I frankly do not know what to make of Olav Anton Thommessen’s Felix Remix
, which the Engegårds premièred in 2014. At nine minutes, it is too long for an encore and too short for a fully-fledged quartet. Based on the Scherzo of Mendelssohn’s Op. 44 No. 2, it seems like a basically conservative piece with trimmings to make it seem new – high-pitched sounds, harmonics, glissandi, wisps of sound to create a dream-like ambience. It must be difficult to play in places but it ends with almost apologetic pizzicati, as if the composer does not really mean it. If Thommessen were to add a second movement it might amount to something. As it is ...

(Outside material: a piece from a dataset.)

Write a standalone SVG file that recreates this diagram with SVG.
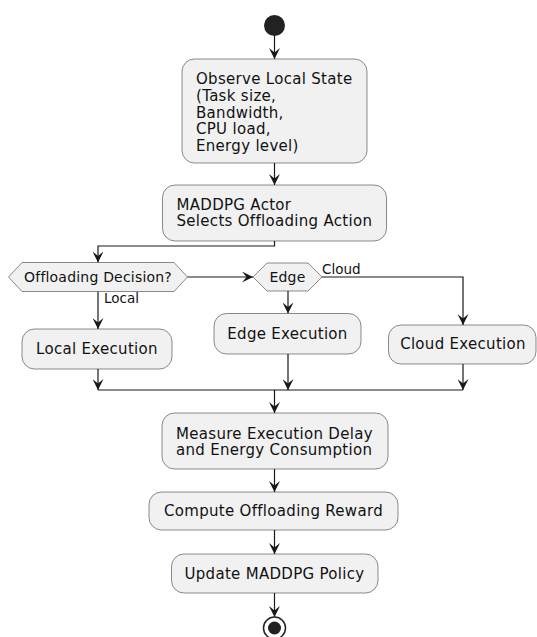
<svg xmlns="http://www.w3.org/2000/svg" width="537" height="637" viewBox="0 0 537 637">
<style>
.box{fill:#F1F1F1;stroke:#181818;stroke-width:0.5}
.t{font-family:"DejaVu Sans",sans-serif;font-size:15px;letter-spacing:0.3px;fill:#111}
.c{text-anchor:middle}
.d{font-family:"DejaVu Sans",sans-serif;font-size:14px;letter-spacing:0.2px;fill:#111;text-anchor:middle}
.l{font-family:"DejaVu Sans",sans-serif;font-size:13.5px;fill:#111}
.e{fill:none;stroke:#181818;stroke-width:1.2;marker-end:url(#arr)}
.n{fill:none;stroke:#181818;stroke-width:1.2}
</style>
<defs>
<marker id="arr" viewBox="0 0 11 11" refX="11" refY="5.5" markerWidth="11" markerHeight="11" markerUnits="userSpaceOnUse" orient="auto">
<path d="M0,0 L11,5.5 L0,11 L4.5,5.5 Z" fill="#181818"/>
</marker>
</defs>
<rect width="537" height="637" fill="#FFFFFF"/>
<g id="connectors">
<path class="e" d="M274.5,35.5 V59"/>
<path class="e" d="M274.5,163 V185"/>
<path class="e" d="M274.5,241 V246 H98 V262.5"/>
<path class="e" d="M187.5,277 H253"/>
<path class="e" d="M98,291.5 V329"/>
<path class="e" d="M288,291 V313.5"/>
<path class="e" d="M322,277 H463 V325"/>
<path class="e" d="M98,369 V390"/>
<path class="e" d="M288,354 V390"/>
<path class="e" d="M463,364 V390"/>
<path class="n" d="M98,390 H463"/>
<path class="e" d="M274.5,390 V413"/>
<path class="e" d="M274.5,469 V492"/>
<path class="e" d="M274.5,530 V554"/>
<path class="e" d="M274.5,593 V617"/>
<text class="l" x="104" y="303">Local</text>
<text class="l" x="322" y="274">Cloud</text>
</g>
<g id="start"><circle cx="274.5" cy="25.5" r="10.5" fill="#222222"/></g>
<g id="observe">
<rect class="box" x="182" y="59" width="185" height="104" rx="12.5"/>
<text class="t" x="196" y="84">Observe Local State</text>
<text class="t" x="196" y="100.8">(Task size,</text>
<text class="t" x="196" y="117.6">Bandwidth,</text>
<text class="t" x="196" y="134.4">CPU load,</text>
<text class="t" x="196" y="151.2">Energy level)</text>
</g>
<g id="actor">
<rect class="box" x="162.5" y="185" width="224" height="56" rx="12.5"/>
<text class="t" x="176.5" y="209.5">MADDPG Actor</text>
<text class="t" x="176.5" y="226.3">Selects Offloading Action</text>
</g>
<g id="decision">
<polygon class="box" points="8.5,277 22,262.5 174,262.5 187.5,277 174,291.5 22,291.5"/>
<text class="d" x="98" y="282">Offloading Decision?</text>
</g>
<g id="edgeDecision">
<polygon class="box" points="253,277 267,263 308,263 322,277 308,291 267,291"/>
<text class="d" x="287.5" y="282">Edge</text>
</g>
<g id="local">
<rect class="box" x="22" y="329" width="150" height="40" rx="12.5"/>
<text class="t c" x="97" y="354">Local Execution</text>
</g>
<g id="edge">
<rect class="box" x="214" y="313.5" width="147" height="40.5" rx="12.5"/>
<text class="t c" x="287.5" y="338.5">Edge Execution</text>
</g>
<g id="cloud">
<rect class="box" x="388.5" y="325" width="147.5" height="39" rx="12.5"/>
<text class="t c" x="463" y="349">Cloud Execution</text>
</g>
<g id="measure">
<rect class="box" x="162" y="413" width="226" height="56" rx="12.5"/>
<text class="t" x="176" y="438.5">Measure Execution Delay</text>
<text class="t" x="176" y="455.3">and Energy Consumption</text>
</g>
<g id="reward">
<rect class="box" x="149" y="492" width="249" height="38" rx="12.5"/>
<text class="t c" x="273.5" y="515.5">Compute Offloading Reward</text>
</g>
<g id="update">
<rect class="box" x="171.5" y="554" width="206.5" height="39" rx="12.5"/>
<text class="t c" x="274.5" y="579">Update MADDPG Policy</text>
</g>
<g id="end">
<circle cx="274.5" cy="628" r="11" fill="none" stroke="#222222" stroke-width="1.5"/>
<circle cx="274.5" cy="628" r="6.5" fill="#222222"/>
</g>
</svg>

The recordings were produced and engineered by Ingo Petry. The players are set in a comfortable acoustic, the bright violin sounds are well contained and the cello is always audible. Engegård plays a circa 1857 Vuillaume, Robson a Vuillaume copy which matches his colleague’s violin well, Jopling a circa 1770 Giuseppe Guadagnini of Parma, and Carlsen a 1926 Audino of Paris. The Grieg and Sibelius make a powerful combination and in such well-thought-out-and-executed interpretations.